In spite of these praises, this book is admittedly not the most appropriate exposure to higher-level math, though all the proofs are "elementary". Without some appreciation of its applications (either in a pure or applied math setting), the beginner won't see importance of studying linear transformations and subspaces. The most natural setting for learning this material might be during or just before a course in real analysis of several variables. Only then does the importance of linear maps becomes obvious.
Compared to its modern competitor, Axler's Linear Algebra Done Right, FDVS assumes some degree of mathematical maturity, whereas Axler starts by teaching the reader the basics of writing a proof. The newer editions of Axler cater even more to the complete beginner, with a bunch of colors and pretty pictures. (If you need colors and pretty pictures, pure math is probably isn't for you!) Moreover, Axler has this weird obsession against the determinant, a perfectly legitimate coordinate-independent function of a finite-dimensional linear operator, IMHO. And as stated above, I don't think linear algebra is the best setting to introduce mathematical rigor, since it's not a flashy field: it results often appear trivial, boring, or both to the beginner (even though neither claim is actually justifiable on further study.)
The other textbook of comparable coverage is Hoffman and Kunze, much longer, because it tries to include and give a balanced presentation of both the computational and coordinate-free approaches.
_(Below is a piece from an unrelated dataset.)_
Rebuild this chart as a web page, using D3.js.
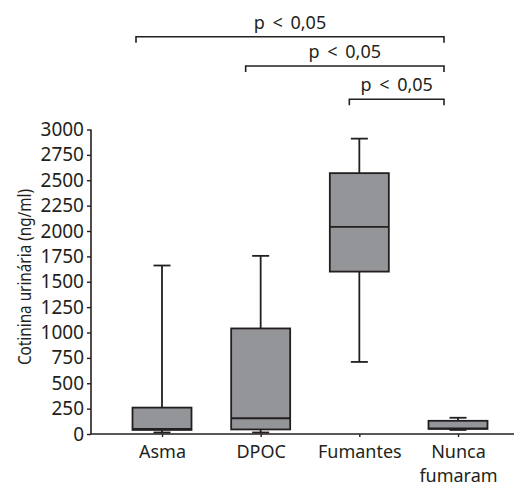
<!DOCTYPE html>
<html>
<head>
<meta charset="utf-8">
<script src="https://cdn.jsdelivr.net/npm/d3@7"></script>
<style>
    body { margin: 0; background: #fff; }
    text { font-family: "Noto Sans", sans-serif; fill: #231f20; }
</style>
</head>
<body>
<script>
// Categories and box statistics (ng/ml)
var groups = ["Asma", "DPOC", "Fumantes", "Nunca fumaram"];
var whiskerLow = [15, 15, 710, 40];
var q1 = [40, 45, 1600, 50];
var median = [50, 155, 2040, 56];
var q3 = [260, 1040, 2570, 130];
var whiskerHigh = [1660, 1755, 2910, 160];

var yTicks = [0, 250, 500, 750, 1000, 1250, 1500, 1750, 2000, 2250, 2500,
    2750, 3000];

// Significance brackets: from group, to group
var bracketFrom = ["Asma", "DPOC", "Fumantes"];
var bracketTo = ["Nunca fumaram", "Nunca fumaram", "Nunca fumaram"];
var bracketText = ["p < 0,05", "p < 0,05", "p < 0,05"];

var width = 514, height = 488;
var axisLeft = 91, axisRight = 514, plotTop = 129.5, plotBottom = 434;
var boxWidth = 59, capWidth = 17;
var ink = "#231f20";

var svg = d3.select("body")
    .append("svg")
    .attr("width", width)
    .attr("height", height);

var x = d3.scalePoint()
    .domain(groups)
    .range([162, 458]);

var y = d3.scaleLinear()
    .domain([0, 3000])
    .range([plotBottom, plotTop]);

//Y axis
var yAxis = svg.append("g")
    .attr("transform", "translate(" + axisLeft + ",0)")
    .call(d3.axisLeft(y).tickValues(yTicks).tickSize(4).tickPadding(3)
        .tickFormat(d3.format("d")));
yAxis.select(".domain")
    .attr("d", "M0," + plotTop + "V" + plotBottom)
    .attr("stroke", ink).attr("stroke-width", 1.6);
yAxis.selectAll(".tick line").attr("stroke", ink).attr("stroke-width", 1.4);
yAxis.selectAll(".tick text")
    .style("font-size", "19px")
    .attr("fill", ink);

//X axis
var xAxis = svg.append("g")
    .attr("transform", "translate(0," + plotBottom + ")")
    .call(d3.axisBottom(x).tickSize(3).tickPadding(8));
xAxis.select(".domain")
    .attr("d", "M" + axisLeft + ",0H" + axisRight)
    .attr("stroke", ink).attr("stroke-width", 1.6);
xAxis.selectAll(".tick line").attr("stroke", ink).attr("stroke-width", 1.4);
xAxis.selectAll(".tick text")
    .style("font-size", "18px")
    .attr("fill", ink)
    .each(function(d) {
        var t = d3.select(this), words = d.split(" ");
        t.text(null);
        words.forEach(function(w, i) {
            t.append("tspan")
                .attr("x", 0)
                .attr("dy", i === 0 ? "0.71em" : "1.35em")
                .text(w);
        });
    });

//Y label (narrowed to match the condensed face of the original)
svg.append("text")
    .attr("transform", "translate(31,277) rotate(-90) scale(0.85,1)")
    .attr("text-anchor", "middle")
    .style("font-size", "18px")
    .text("Cotinina urinária (ng/ml)");

//Boxes
var boxes = svg.append("g")
    .selectAll("g")
    .data(groups)
    .enter().append("g")
    .attr("stroke", ink)
    .attr("stroke-width", 1.8);

boxes.append("line")
    .attr("x1", function(d) { return x(d); })
    .attr("x2", function(d) { return x(d); })
    .attr("y1", function(d, i) { return y(whiskerLow[i]); })
    .attr("y2", function(d, i) { return y(whiskerHigh[i]); });

[whiskerLow, whiskerHigh].forEach(function(arr) {
    boxes.append("line")
        .attr("x1", function(d) { return x(d) - capWidth / 2; })
        .attr("x2", function(d) { return x(d) + capWidth / 2; })
        .attr("y1", function(d, i) { return y(arr[i]); })
        .attr("y2", function(d, i) { return y(arr[i]); });
});

boxes.append("rect")
    .attr("x", function(d) { return x(d) - boxWidth / 2; })
    .attr("width", boxWidth)
    .attr("y", function(d, i) { return y(q3[i]); })
    .attr("height", function(d, i) { return y(q1[i]) - y(q3[i]); })
    .attr("fill", "#939598");

boxes.append("line")
    .attr("x1", function(d) { return x(d) - boxWidth / 2; })
    .attr("x2", function(d) { return x(d) + boxWidth / 2; })
    .attr("y1", function(d, i) { return y(median[i]); })
    .attr("y2", function(d, i) { return y(median[i]); });

//Significance brackets
var bracketY = [36.7, 66, 99.3];
var fromOffset = [-26, -15, -10];
var toOffset = -14;

bracketFrom.forEach(function(f, i) {
    var x1 = x(f) + fromOffset[i], x2 = x(bracketTo[i]) + toOffset;
    var by = bracketY[i];
    svg.append("path")
        .attr("d", "M" + x1 + "," + (by + 6) + "V" + by + "H" + x2 +
            "V" + (by + 6))
        .attr("fill", "none")
        .attr("stroke", ink)
        .attr("stroke-width", 1.6);
    svg.append("text")
        .attr("x", (x1 + x2) / 2)
        .attr("y", by - 8)
        .attr("text-anchor", "middle")
        .style("font-size", "18px")
        .style("word-spacing", "3px")
        .text(bracketText[i]);
});
</script>
</body>
</html>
However, it only makes sense to use a long book (>400 pages) covering both approaches when you have the luxury of a year-long course, and there is enough time to do justice to both.
tl; dr, for the student with a moderate undergrad abstract math background, FDVS is an enlightening presentation of linear algebra the way a pure mathematician sees it. Though on balance better than its modern counterparts, as a word of warning, some notation and terminology are dated, since the text is almost 60 years old!
It is to LA as Rudin is to Analysis, or Spivak is to "Calculus on Manifolds"
I do love this book for its terseness. The subject is very well described, although I definitely think some subsections have no motivation. Lectures on Linear Algebra, is a good book to supplement for theoretical content.
I do not think this gap is really a fault of the author, than merely a reflection of the very different direction that the teaching undergraduate mathematics has taken since the author published this book. A much more accessible treatment of finite-dimensional spaces is "Linear Algebra Done Right" by Axler. Axler's book really does a much better job of helping a student of mathematics make the transition from "LA for engineers" to the LA of upper division math courses.
Downsides: Terse, very little explanation. This is why I recommend (and use) this book as a reference. No solutions (I prefer it this way, but hints would be nice for some of the exercises).
Overall: The breadth of the material is simply incredible at such a great price. Halmos is a celebrated mathematician whose style is well worth studying. Perfect for advanced study / general linear algebra reference.